Structures, simulated photoelectron spectroscopy, and electronic properties of CuASix(A = Sc, Cu, x ≤ 13) clusters: Relatively stable neutral pentagonal bipyramid structures of CuASi5

Abstract

Structural design and optimization, simulated photoelectron spectroscopy, electronic properties and chemical bond analysis of CuASix(A = Sc, Cu, x ≤ 13) clusters were systematically studied using the PBE scheme to integrate with global search program of ABCluster. Firstly, neutral MS (the most stable structures) of CuASi5 of the basic 1 + 5 + 1 structures (1 metal + 5 silicons + 1 metal atoms) can be found as the basic units for assembling more lager clusters under the condition of neglecting distortions and minor changes. If the Cu atoms in Cu2Six(x ≤ 13) systems was replaced by one Sc atom, the geometries of MS will be reconstructed. Compared with the wheel geometries of Cu2Si12 and Cu2Si13, CuScSi12 and CuScSi13 clusters belong to near-wheel geometries with peripheral metal atoms. The neutral CuScSi5 and Cu2Si5 clusters possess relatively higher stability in all of cluster sizes.
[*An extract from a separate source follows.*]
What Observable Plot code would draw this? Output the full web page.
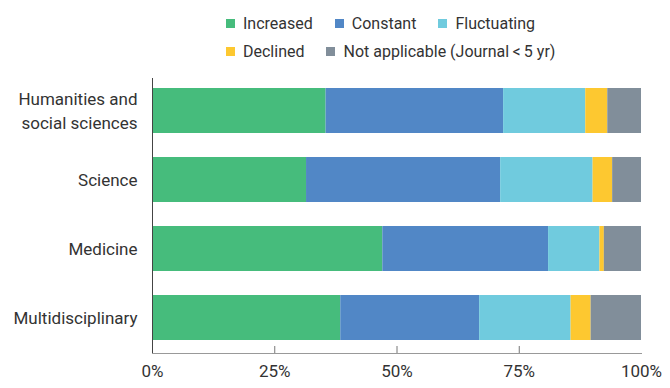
<!DOCTYPE html>
<html><head><meta charset="utf-8">
<script src="https://cdn.jsdelivr.net/npm/d3@7"></script>
<script src="https://cdn.jsdelivr.net/npm/@observablehq/plot@0.6"></script>
<style>
body{margin:0;background:#fff;font-family:Roboto,sans-serif;color:#333}
#legend{height:70px;box-sizing:border-box;padding:9px 0 0 226px;}
.lg{display:flex;flex-wrap:wrap;column-gap:22px;width:350px}
.it{display:flex;align-items:center;height:28px;font-size:16px;white-space:nowrap}
.sw{width:9px;height:9px;margin-right:8px;flex:none}
</style></head><body>
<div id="legend"><div class="lg"></div></div>
<div id="chart"></div>
<script>
const categories = ["Humanities and\nsocial sciences", "Science", "Medicine", "Multidisciplinary"];
const seriesNames = ["Increased", "Constant", "Fluctuating", "Declined", "Not applicable (Journal\u2009<\u20095 yr)"];
const increased   = [35.5, 31.5, 47.1, 38.5];
const constant    = [36.3, 39.7, 33.9, 28.4];
const fluctuating = [16.8, 18.9, 10.5, 18.7];
const declined    = [4.5, 4.0, 0.9, 4.1];
const notApplicable = [6.9, 5.9, 7.6, 10.3];
const colors = ["#46bc7c", "#5187c6", "#70cbde", "#fdc830", "#818e9a"];
const xTicks = [0, 25, 50, 75, 100];
const xInnerTicks = [25, 50, 75];

const seriesValues = [increased, constant, fluctuating, declined, notApplicable];
const table = [];
categories.forEach((c, i) => {
  seriesNames.forEach((s, j) => table.push({category: c, series: s, value: seriesValues[j][i]}));
});

const lg = document.querySelector(".lg");
seriesNames.forEach((s, j) => {
  const it = document.createElement("div");
  it.className = "it";
  const sw = document.createElement("span");
  sw.className = "sw";
  sw.style.background = colors[j];
  const t = document.createElement("span");
  t.textContent = s;
  it.appendChild(sw); it.appendChild(t);
  lg.appendChild(it);
});

const chart = Plot.plot({
  width: 670, height: 318,
  marginTop: 8, marginBottom: 35, marginLeft: 152, marginRight: 29,
  style: {fontFamily: "Roboto, sans-serif", fontSize: "17px", color: "#333", background: "#fff"},
  x: {domain: [0, 100]},
  y: {domain: categories, paddingInner: 0.35, paddingOuter: 0.15, align: 0.42},
  color: {domain: seriesNames, range: colors},
  marks: [
    Plot.barX(table, {x: "value", y: "category", fill: "series"}),
    Plot.frame({anchor: "bottom", stroke: "#999"}),
    Plot.axisX({ticks: xInnerTicks, tickSize: -7, tickFormat: () => "", stroke: "#777", label: null}),
    Plot.axisX({ticks: xTicks, tickSize: 0, tickPadding: 11, tickFormat: d => d + "%", fontSize: 17, fill: "#333", label: null}),
    Plot.axisY({tickSize: 0, tickPadding: 15, fontSize: 17, fill: "#333", lineHeight: 1.4, dy: -2, label: null}),
    Plot.ruleX([0], {stroke: "#444"})
  ]
});
document.getElementById("chart").appendChild(chart);
</script>
</body></html>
A combination of NPA analysis of CuASi5, sp of the Cu atom and spd of the Sc atom hybridizations were crucial to the chemical bonds of A–Si in the neutral CuASi5 clusters. In view of the higher SED value of the Cu2Si5 molecule, chemical bond analysis was carried out using MO, HLg and AdNDP analysis. 18 localized bonds and four delocalized bonds can play a positive role for the relative stabilities of neutral pentagonal bipyramid structures of Cu2Si5. Thus, the Cu2Si5 cluster with a lager HLg(1.80 eV) may be a good candidate for the basic unit of silicon-based semiconductor material assembly.